Well, the 2488 bit the dust last weekend. It powers up just fine, but it comes up in a weird state and the buttons and controls seem to be mapped to the wrong functions! I have a theory that perhaps some ribbon cable to a controls PCB isn't properly seated, or has some connectivity problem. So this weekend I'm going to open it up to clean and reseat all the connectors I can get to in the hope that that fixes the problem. But I'm not very optimistic about it. So now my studio is basically neutered - it's not much of a studio if you can't record. I shouldn't be too disappointed - I got 10 years out of service out of the 2488. That's not too shabby for digital technology. Not at all.

In the event that my repairs are unsuccessful, I've been pondering my options. I'm not sure it's worth the money to send the 2488 back to Tascam for repair, assuming they're even willing to repair it.

First thing to settle was whether to go the standalone recorder route again like I did when I bought the 2488, or join the 21st century and commit to a software-based DAW. I've used software DAWs in the past, but I'm one of the handful of people who actually preferred a standalone recorder. We all know that software offers levels of control, flexibility, automation, and expansion that simply blow any standalone recorder out of the water. There's no comparison on those fronts. But a standalone has a few advantages that I really appreciate. First, a standalone is simply easier to use. Fewer options means less time and thought spent weighing them and fiddling with them. Second, a standalone works seamlessly, with less effort, right out of the box. Since everything is pre-integrated, you don't have to spend time optimizing performance and troubleshooting problems with latency, compatibility, configuration, etc. Finally, and most importantly to me, a standalone unit is all but immune to The Upgrade Cascade.  All of this boils down to spending more time recording and less time futzing with the technology, which is a huge advantage in my book.

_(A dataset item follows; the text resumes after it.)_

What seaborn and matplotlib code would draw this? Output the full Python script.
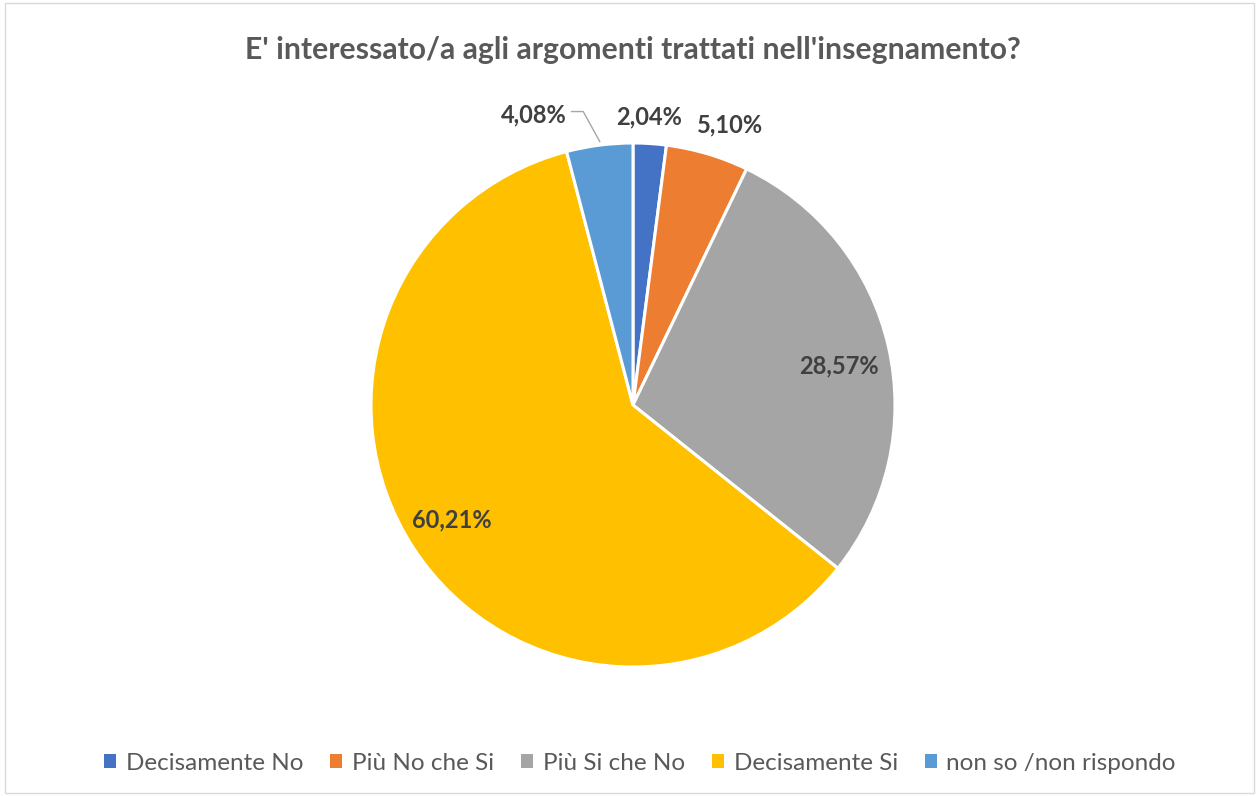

But despite all that, the standalone recorder is a dying breed and at this point almost anachronistic in a recording studio. So I'm interpreting my 2488's demise as a sign from the audio gods that I should finally commit to a software DAW.

Which one then? I haven't settled that. Ten years ago, I would have chosen Pro Tools without hesitation. It was the standard. But today the choice isn't as clear-cut. Avid has fallen on hard times. Pro Tools is a sizable investment, even for the low-end systems, and I'd hate to spend my money only to have them go under (although the audio division of Avid has such a strong brand and customer base that I can't imagine it wouldn't be acquired by another entity). If I expected to be importing/exporting my work to and from commercial studios on a regular basis, Pro Tools would still the best bet. But I work almost exclusively independently, and that affords me the opportunity to work with other software systems. Some of them, like Ableton Live, are frankly more innovative than Pro Tools, especially for electronic music. But Live is expensive too and budget is always a concern. So I'm leaning towards Reaper, Reason, or Tracktion, at least short-term until a day comes that I can afford Live.

I like Reaper because it's full-featured, very well supported, and has a sensible upgrade policy. I like Reason because it has tons of great plug-ins, the audio recording is very straightforward, and there's a strong community of users out there. But you better like Reason's plug-ins because VST plug-ins are not supported. I like Tracktion because I find its user interface to be clean and very facile once you learn it. Plus, now that Tracktion is back in the hands of its original developer, it is once again well-supported. On the other hand, it's not as deep feature-wise as other software on the market and it doesn't come with very many plug-ins. All three are very reasonably priced.

As for audio interface, I'm leaning towards either the Focusrite Scarlett 18i20 or the 18i8, depending on how much money I'm willing to spend. I like the Focusrite mic pres, the ability to add more inputs using a Lightpipe octal preamp, the built-in MIDI interface, the apparent stability of the drivers, and the price.

I'll post a follow-up when it's all sorted out.

Update 6/8/2014 – I've made a few decisions over the past couple of days. One, I'll be going with the Focusrite 18i8 as my audio interface. I realized that I had enough outboard gear to augment the 18i8 with as many mic preamps as the 18i20. One thing I will be giving up with the 18i8 is some line outputs, which might be handy to have for external signal processing. But I'm willing to forego that to save a little money since I think I'll be plenty happy to do all my processing in the box. The second decision was to go with Reaper as my software DAW. First, after looking into it a bit more, there does seem to be a number of bugs to be sorted out with Tracktion. Secondly, a lot of Mackie customers with "lifetime" Tracktion licenses got left stranded when Mackie sold Tracktion back to its original developer. Considering that that customer base was probably one of Tracktion's largest user constituencies, it doesn't give me much confidence about their long-term customer support. Yes, the upgrade fee was not very much money, but on principle, when you sell somebody a "lifetime license", you ought go the extra mile to see that its honored, even through the sale of a business unit.  Anyway, Reaper also has the advantage that I've multiple friends using it, so that should encourage collaboration.